WORK REQUIRED
Write out the records word for word, with no pictures.

RECORDS FOR PROCESSING
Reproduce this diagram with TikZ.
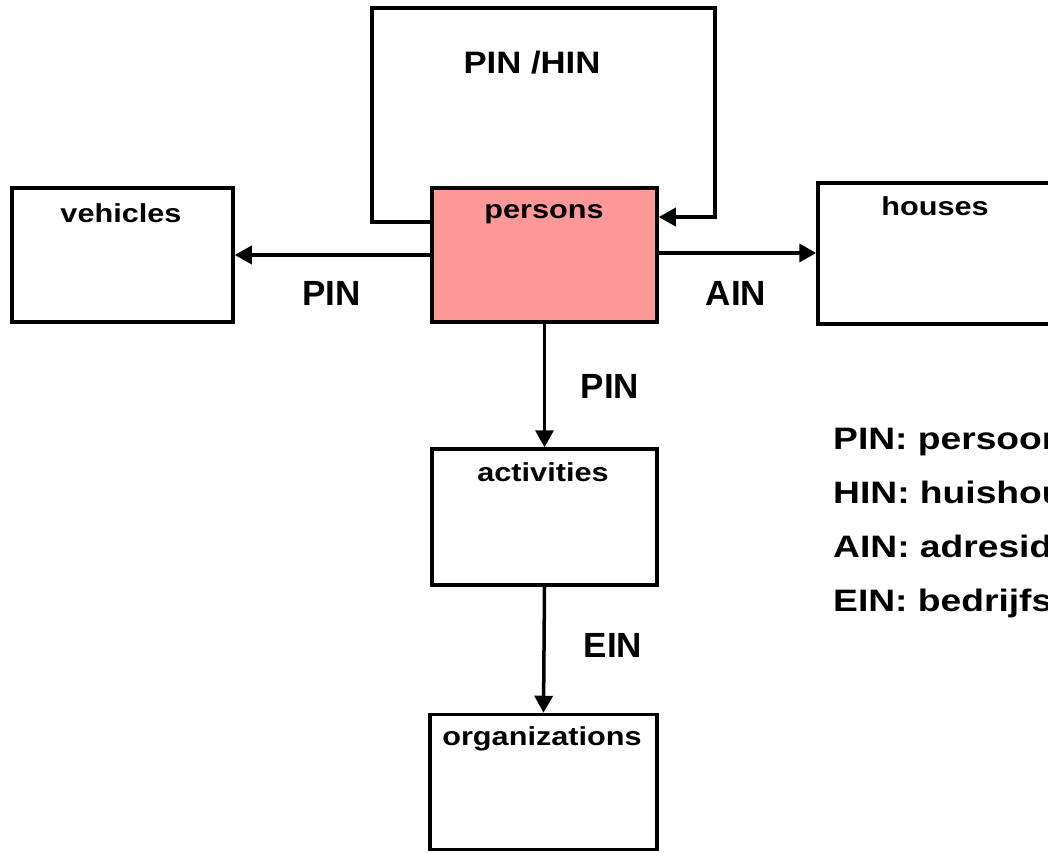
\documentclass[tikz,border=0pt]{standalone}
\usepackage{fontspec}
\setmainfont{Liberation Sans}
\newfontfamily\widefont{Liberation Sans}[FakeStretch=1.18]
\newfontfamily\midfont{Liberation Sans}[FakeStretch=1.12]
\newfontfamily\legfont{Liberation Sans}[FakeStretch=1.2]
\usetikzlibrary{arrows.meta}
\definecolor{personfill}{RGB}{255,153,153}
\tikzset{
  box/.style={draw=black, line width=3.5pt, fill=white, rectangle, inner sep=0pt},
  boxlabel/.style={anchor=base, inner sep=0pt, font=\widefont\bfseries\fontsize{26}{26}\selectfont},
  edgelabel/.style={anchor=base, inner sep=0pt, font=\bfseries\fontsize{35}{35}\selectfont},
  looplabel/.style={anchor=base, inner sep=0pt, font=\midfont\bfseries\fontsize{31}{31}\selectfont},
  legend/.style={anchor=base west, inner sep=0pt, font=\legfont\bfseries\fontsize{31}{31}\selectfont},
  conn/.style={line width=3.5pt, -{Triangle[length=17pt,width=18pt]}},
}
\begin{document}
\begin{tikzpicture}[x=1pt,y=-1pt]
\path[use as bounding box, fill=white] (0,0) rectangle (1048,853);
\clip (0,0) rectangle (1048,853);
% boxes
\node[box, minimum width=221pt, minimum height=134pt] (vehicles) at (122.5,255) {};
\node[box, fill=personfill, minimum width=225pt, minimum height=134pt] (persons) at (544.5,255) {};
\node[box, minimum width=250pt, minimum height=141pt] (houses) at (943,253.5) {};
\node[box, minimum width=225pt, minimum height=136pt] (activities) at (544.5,517) {};
\node[box, minimum width=227pt, minimum height=135pt] (organizations) at (543.5,782) {};
% box labels
\node[boxlabel] (vehiclesL) at (121,222) {vehicles};
\node[boxlabel] (personsL) at (544,218) {persons};
\node[boxlabel] (housesL) at (935,215) {houses};
\node[boxlabel] (activitiesL) at (543,481) {activities};
\node[boxlabel] (organizationsL) at (542,745) {organizations};
% loop
\coordinate (loopTL) at (372,8);
\coordinate (loopTR) at (715,8);
\draw[conn] ([yshift=33pt]persons.west) -| (loopTL) -- (loopTR) |- ([yshift=38pt]persons.east);
\node[looplabel] (loopL) at (532,74) {PIN /HIN};
% connectors
\draw[conn] (persons.west) -- (persons.west -| vehicles.east);
\draw[conn] ([yshift=2pt]persons.east) -- ([yshift=2pt]persons.east -| houses.west);
\draw[conn] (persons.south) -- (activities.north);
\draw[conn] (activities.south) -- (organizations.north);
% edge labels
\node[edgelabel] (pinV) at (331.5,305) {PIN};
\node[edgelabel] (ainH) at (736,305) {AIN};
\node[edgelabel] (pinA) at (610,398) {PIN};
\node[edgelabel] (einO) at (613,657) {EIN};
% legend
\node[legend] (leg1) at (833,449) {PIN: persoon};
\node[legend] (leg2) at (833,503) {HIN: huishou};
\node[legend] (leg3) at (833,557) {AIN: adresid};
\node[legend] (leg4) at (833,611) {EIN: bedrijfsi};
\end{tikzpicture}
\end{document}
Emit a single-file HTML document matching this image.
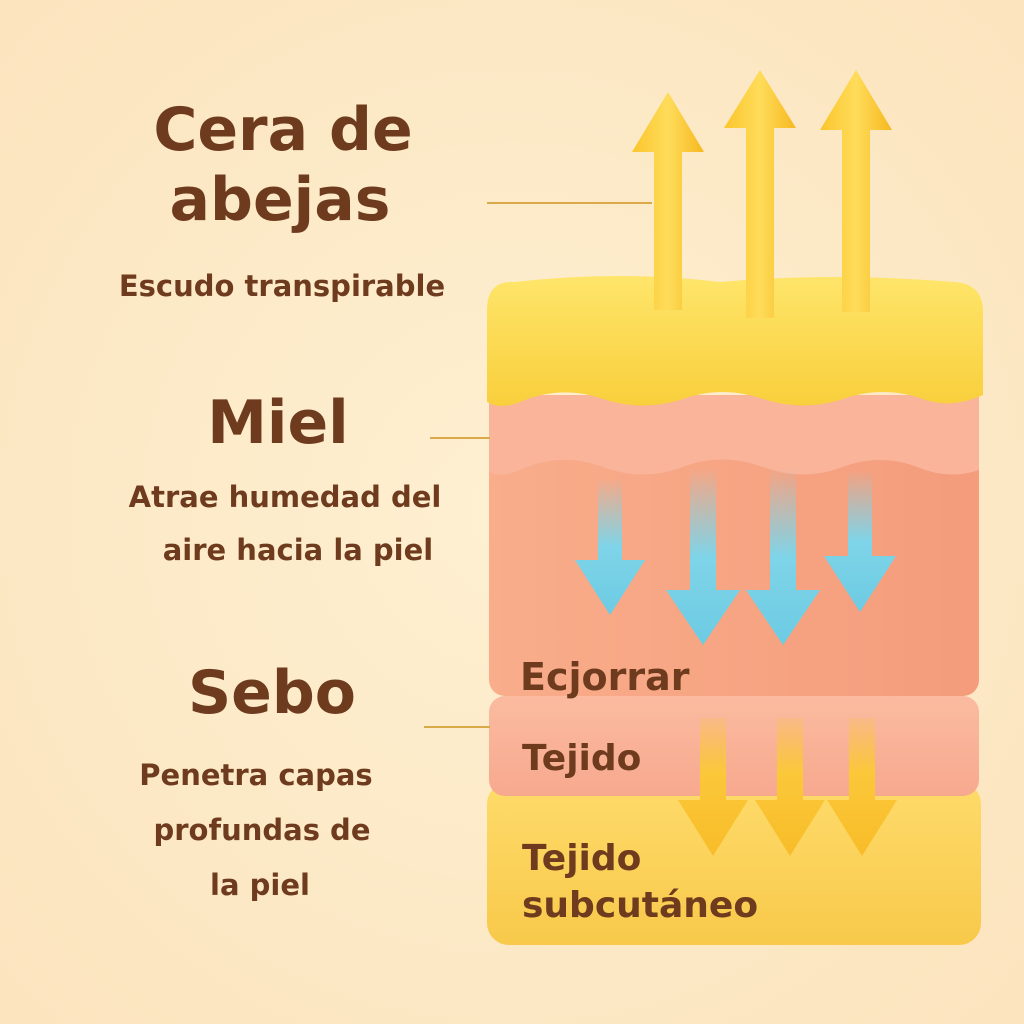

SOLUTION
Reproduce this diagram with TikZ.
\documentclass[tikz,border=0pt]{standalone}
\usepackage{fontspec}
\setmainfont{Liberation Sans}
\newfontfamily\widefont{Liberation Sans}[FakeStretch=1.18]
\newfontfamily\midfont{Liberation Sans}[FakeStretch=1.12]
\newfontfamily\legfont{Liberation Sans}[FakeStretch=1.2]
\usetikzlibrary{arrows.meta}
\definecolor{personfill}{RGB}{255,153,153}
\tikzset{
  box/.style={draw=black, line width=3.5pt, fill=white, rectangle, inner sep=0pt},
  boxlabel/.style={anchor=base, inner sep=0pt, font=\widefont\bfseries\fontsize{26}{26}\selectfont},
  edgelabel/.style={anchor=base, inner sep=0pt, font=\bfseries\fontsize{35}{35}\selectfont},
  looplabel/.style={anchor=base, inner sep=0pt, font=\midfont\bfseries\fontsize{31}{31}\selectfont},
  legend/.style={anchor=base west, inner sep=0pt, font=\legfont\bfseries\fontsize{31}{31}\selectfont},
  conn/.style={line width=3.5pt, -{Triangle[length=17pt,width=18pt]}},
}
\begin{document}
\begin{tikzpicture}[x=1pt,y=-1pt]
\path[use as bounding box, fill=white] (0,0) rectangle (1048,853);
\clip (0,0) rectangle (1048,853);
% boxes
\node[box, minimum width=221pt, minimum height=134pt] (vehicles) at (122.5,255) {};
\node[box, fill=personfill, minimum width=225pt, minimum height=134pt] (persons) at (544.5,255) {};
\node[box, minimum width=250pt, minimum height=141pt] (houses) at (943,253.5) {};
\node[box, minimum width=225pt, minimum height=136pt] (activities) at (544.5,517) {};
\node[box, minimum width=227pt, minimum height=135pt] (organizations) at (543.5,782) {};
% box labels
\node[boxlabel] (vehiclesL) at (121,222) {vehicles};
\node[boxlabel] (personsL) at (544,218) {persons};
\node[boxlabel] (housesL) at (935,215) {houses};
\node[boxlabel] (activitiesL) at (543,481) {activities};
\node[boxlabel] (organizationsL) at (542,745) {organizations};
% loop
\coordinate (loopTL) at (372,8);
\coordinate (loopTR) at (715,8);
\draw[conn] ([yshift=33pt]persons.west) -| (loopTL) -- (loopTR) |- ([yshift=38pt]persons.east);
\node[looplabel] (loopL) at (532,74) {PIN /HIN};
% connectors
\draw[conn] (persons.west) -- (persons.west -| vehicles.east);
\draw[conn] ([yshift=2pt]persons.east) -- ([yshift=2pt]persons.east -| houses.west);
\draw[conn] (persons.south) -- (activities.north);
\draw[conn] (activities.south) -- (organizations.north);
% edge labels
\node[edgelabel] (pinV) at (331.5,305) {PIN};
\node[edgelabel] (ainH) at (736,305) {AIN};
\node[edgelabel] (pinA) at (610,398) {PIN};
\node[edgelabel] (einO) at (613,657) {EIN};
% legend
\node[legend] (leg1) at (833,449) {PIN: persoon};
\node[legend] (leg2) at (833,503) {HIN: huishou};
\node[legend] (leg3) at (833,557) {AIN: adresid};
\node[legend] (leg4) at (833,611) {EIN: bedrijfsi};
\end{tikzpicture}
\end{document}
Emit a single-file HTML document matching this image.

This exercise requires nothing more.